The government of Cuba could be added to the U.S. list of states that sponsor terrorism, if Secretary of State Mike Pompeo signs on to a State Department proposal as the Trump administration winds down, according to a new report.
The move could slow down attempts from the incoming Biden administration to improve relations with the Caribbean country, the New York Times reported Tuesday. It was not immediately clear whether Pompeo intended to implement the proposal.
In this Nov. 24 photo, Secretary of State Mike Pompeo speaks to the media prior to meeting with Kuwaiti Foreign Minister Sheikh Ahmad Nasser Al-Mohammad Al-Sabah at the State Department in Washington. (Saul Loeb/Pool Photo via AP, File)
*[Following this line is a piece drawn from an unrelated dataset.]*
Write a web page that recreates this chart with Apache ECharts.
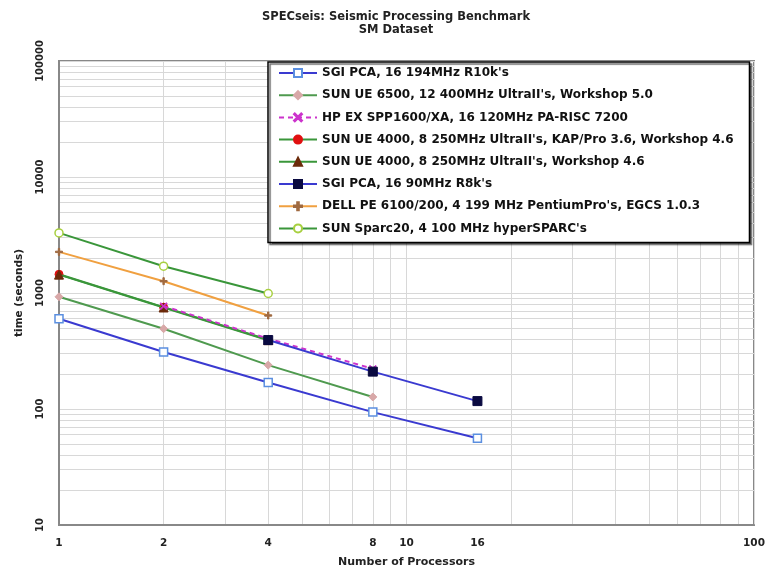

A State Department spokesperson said the department does not “discuss deliberations or potential deliberations” about the designation process.
The state sponsors of terrorism list include three countries: Iran, North Korea and Syria. The penalties for appearing on the list include strict international sanctions and limits on U.S. foreign aid.
The Reagan administration initially placed Cuba on the list in the early 1980s. It remained there until 2015, when the Obama administration normalized relations after decades of Communist control.
The State Department announced in May that Cuba was among five countries that failed to fully cooperate with U.S. counterterrorism efforts. The other four were the three on the state sponsor list and Venezuela.
The State Department said Cuba refused to extradite 10 suspects wanted in Colombia for a police academy bombing that killed 22 people and injured dozens more. Authorities also accused Cuba of harboring multiple American fugitives, including Joanne Chesimard, also known as Assata Shakur. She was convicted of killing New Jersey state Trooper Werner Foerster in 1973.
But Ben Rhodes, an Obama-era deputy national security adviser, told the Times that the accusations were “complete nonsense.”
“Cuba is not a state sponsor of terrorism,” he told the paper.
President-elect Joe Biden, who served as vice president in the Obama administration, has criticized Trump’s approach to the country as “failed.” He told Americas Quarterly earlier this year that Trump’s diplomacy there has “inflicted harm” on everyday Cubans without pushing their government to advance “democracy and human rights.”
Over the past few months, the Trump administration has implemented new travel restrictions on Cuba and banned purchases of rum and tobacco.
Many Cuban-Americans have been critical of the country’s authoritarian regime, and could be partly responsible for President Trump’s strong showing among Hispanic voters in the state of Florida during the November election.